Lalu, Aji menjelaskan bahwa lewat apresiasi dari peserta Open Mic berupa ucapan terima kasih sudah cukup untuk menunjukkan bahwa peserta merasa Teman Manusia Jogja adalah ruang aman bagi mereka untuk berbagi cerita.
“Karena jarang komunitas atau perusahaan yang menyediakan ruang seperti ini, karena hal-hal seperti ini basic-nya adalah psikolog atau konseling. Kalau ini, kita kemas dengan cara yang lebih ringan. Mereka lebih berterima kasih kayak, ‘Aku nggak sendirian, aku punya orang-orang yang menjadi support system kalau menghadapi hal-hal tertentu’,” jelas Aji.
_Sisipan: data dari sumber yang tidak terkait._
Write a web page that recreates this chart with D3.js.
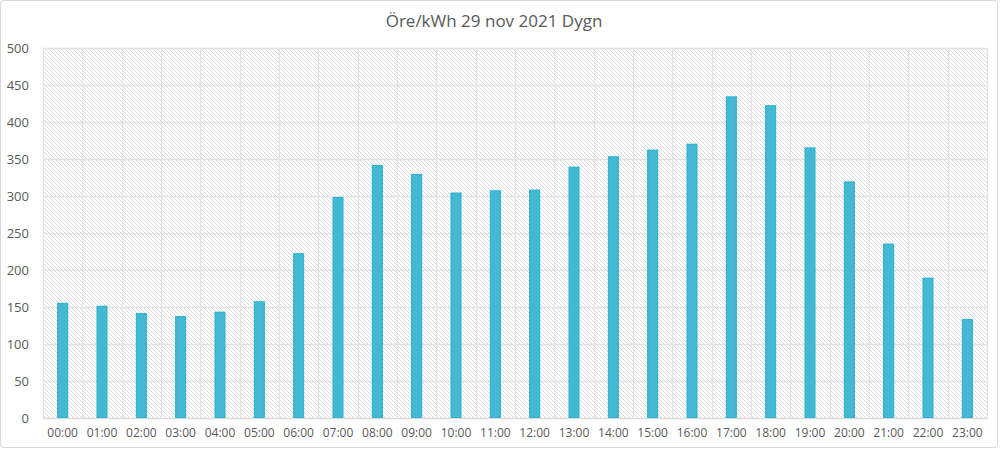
<!DOCTYPE html>
<html><head><meta charset="utf-8">
<script src="https://cdn.jsdelivr.net/npm/d3@7"></script>
<style>body{margin:0;background:#fff}svg{display:block}</style>
</head><body>
<svg id="c" width="1000" height="450"></svg>
<script>
const title = "Öre/kWh 29 nov 2021 Dygn";
const categories = ["00:00","01:00","02:00","03:00","04:00","05:00","06:00","07:00","08:00","09:00","10:00","11:00","12:00","13:00","14:00","15:00","16:00","17:00","18:00","19:00","20:00","21:00","22:00","23:00"];
const values = [155,151,141,137,143,157,222,298,341,329,304,307,308,339,353,362,370,434,422,365,319,235,189,133];
const yTicks = [0,50,100,150,200,250,300,350,400,450,500];

const svg = d3.select("#c");
const m = {l:43, r:987, t:48, b:418};
const font = "'Open Sans', sans-serif";

svg.append("rect").attr("x",0.5).attr("y",0.5).attr("width",997).attr("height",447)
  .attr("rx",3).attr("fill","#fff").attr("stroke","#d9d9d9");

const defs = svg.append("defs");
const pat = defs.append("pattern").attr("id","hatch").attr("patternUnits","userSpaceOnUse")
  .attr("width",4).attr("height",4);
pat.append("rect").attr("width",4).attr("height",4).attr("fill","#fff");
pat.append("path").attr("d","M-1,-1 L5,5 M-1,3 L1,5 M3,-1 L5,1").attr("stroke","#dcdcdc").attr("stroke-width",1);

const x = d3.scaleBand().domain(categories).range([m.l, m.r]).paddingInner(0).paddingOuter(0);
const y = d3.scaleLinear().domain([0,500]).range([m.b, m.t]);

svg.append("rect").attr("x",m.l).attr("y",m.t).attr("width",m.r-m.l).attr("height",m.b-m.t).attr("fill","url(#hatch)");

// gridlines
const grid = svg.append("g");
grid.selectAll("line.h").data(yTicks).join("line")
  .attr("x1",m.l).attr("x2",m.r).attr("y1",d=>Math.round(y(d))+0.5).attr("y2",d=>Math.round(y(d))+0.5)
  .attr("stroke","#e3e3e3").attr("stroke-width",1.3);
const vb = categories.map(c=>x(c)).concat([m.r]);
grid.selectAll("line.v").data(vb).join("line")
  .attr("x1",d=>Math.round(d)+0.5).attr("x2",d=>Math.round(d)+0.5).attr("y1",m.t).attr("y2",m.b)
  .attr("stroke","#e3e3e3").attr("stroke-width",1.3);

// bars
const bw = 10;
svg.append("g").selectAll("rect").data(values).join("rect")
  .attr("x",(d,i)=>x(categories[i])+x.bandwidth()/2-bw/2)
  .attr("y",d=>y(d)).attr("width",bw).attr("height",d=>y(0)-y(d))
  .attr("fill","#45b8d3").attr("stroke","#22b2cc").attr("stroke-width",1);

// axes
const yAxis = d3.axisLeft(y).tickValues(yTicks).tickSize(0).tickPadding(14);
const gy = svg.append("g").attr("transform",`translate(${m.l},0)`).call(yAxis);
gy.select(".domain").remove();
gy.selectAll("text").attr("font-family",font).attr("font-size",13).attr("fill","#595959");

const xAxis = d3.axisBottom(x).tickSize(0).tickPadding(10);
const gx = svg.append("g").attr("transform",`translate(0,${m.b})`).call(xAxis);
gx.select(".domain").attr("stroke","#d9d9d9");
gx.selectAll("text").attr("font-family",font).attr("font-size",12).attr("fill","#595959");

svg.append("text").attr("x",494).attr("y",27).attr("text-anchor","middle")
  .attr("font-family",font).attr("font-size",17).attr("fill","#595959").text(title);
</script>
</body></html>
Senada dengan Aji, Farhan (Sekretaris Teman Manusia Jogja) menyebut bahwa para peserta ternyata selain berbagi cerita, juga saling mencoba untuk menguatkan satu sama lain. “Mungkin yang satu ceritanya berat bagi dia, tapi yang satu lagi kan sudah melewati, jadi bisa saling membantu,” ujar Farhan. Bagas (Graphic Design dan Media Teman Manusia Jogja) juga menyebut hal yang sama. “Yang sampai dipaksa, didorong (untuk bercerita) gitu nggak ada sih. Ada yang awalnya memang diam saja, tapi akhirnya cerita. Mau nangis ya, nangis.”
Aji mengapresiasi para peserta yang berani datang dan bercerita, di mana ia akhirnya melihat adanya harapan baru lewat hadirnya ruang aman untuk bercerita bagi anak muda yang berkaitan dengan isu kesehatan mental.
Bagas menyampaikan bahwa semua orang berhak untuk mempunyai ruang dan menyampaikan keluh kesah mereka tanpa dihakimi. Berbeda dengan Aji dan Bagas, Farhan menyebut bahwa "mengobati" tidak harus dari obat atau psikolog, bisa dimulai dari hal-hal yang kecil dahulu seperti memberi ruang aman untuk berbicara.
Dengan demikian, Teman Manusia Jogja berhasil meneguhkan posisinya sebagai komunitas kesehatan mental di Yogyakarta yang menyediakan tempat serta ruang aman bagi peserta untuk mengutarakan cerita-ceritanya.
Lewat Teman Manusia Jogja, kita mencoba untuk belajar memahami dan mendengarkan, bukan langsung menghakimi seseorang hanya karena ia tampak “berbeda”.